Ainsi, la vie de l'homme avant et celle de l'homme après le désenchantement sont tout à fait semblables. La couche idéologique qui recouvre les pratiques ne change à peu près rien à ce qui fait l'essentiel de nos vies, à savoir les décisions à prendre, les projets, le sentiment de l'incertitude, les échecs multiples, etc. Et pour être tout à fait sincère, il me semble même que l'idéologie de l'homme avant est plus respectueuse de la vie que celle de l'homme après, car celle-ci l'encourage sans cesse à se représenter comme quelque chose qui ne pourrait jamais faire ce qu'il fait pourtant à chaque instant. Dans son silence, l'idéologie de l'homme enchanté fausse moins la réalité que l'idéologie de l'homme désenchanté, plus bavarde.

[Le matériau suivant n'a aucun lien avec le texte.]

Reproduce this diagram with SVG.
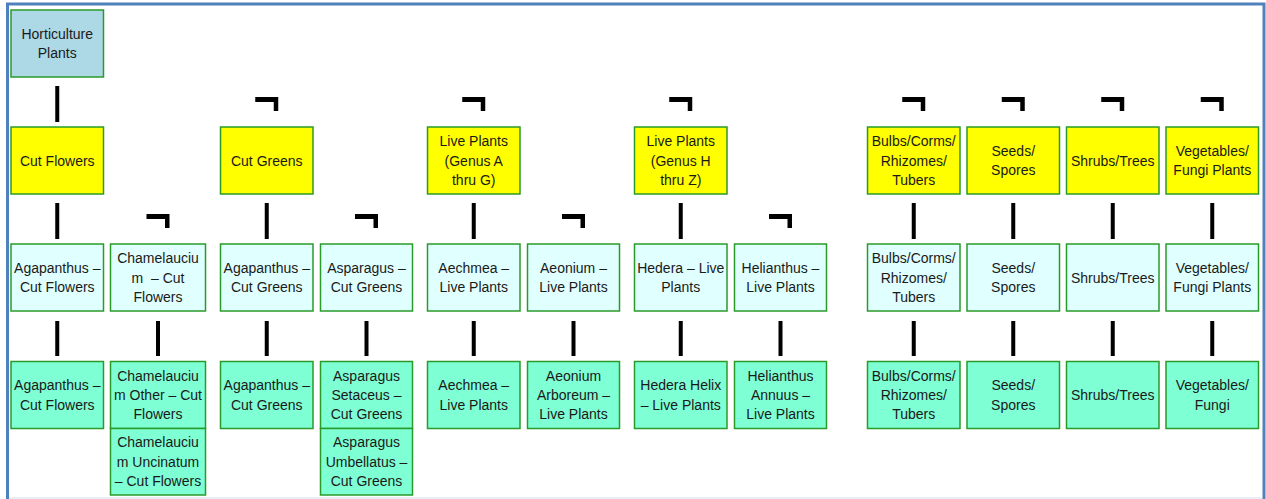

Mais cela n'a pas grande importance. L'essentiel est de signaler que cette couche idéologique n'a au fond aucun effet sur nos vies. Que nous soyons causalement déterminés ne nous prive pas de la difficulté de prendre des décisions, et que la rationalité instrumentale soit la procédure idéale de décision ne signifie pas que nous puissions vraiment l'appliquer aux situations concrètes.
Je propose donc que nous ne nous tracassions plus jamais du désenchantement du monde. Toutes nos connaissances modernes sur l'homme n'ont pas directement d'effet pratique. Nous agissons plus renseignés qu'avant, mais nous n'agissons pas différemment. Et personne ne peut se plaindre d'être plus renseigné qu'il n'était avant.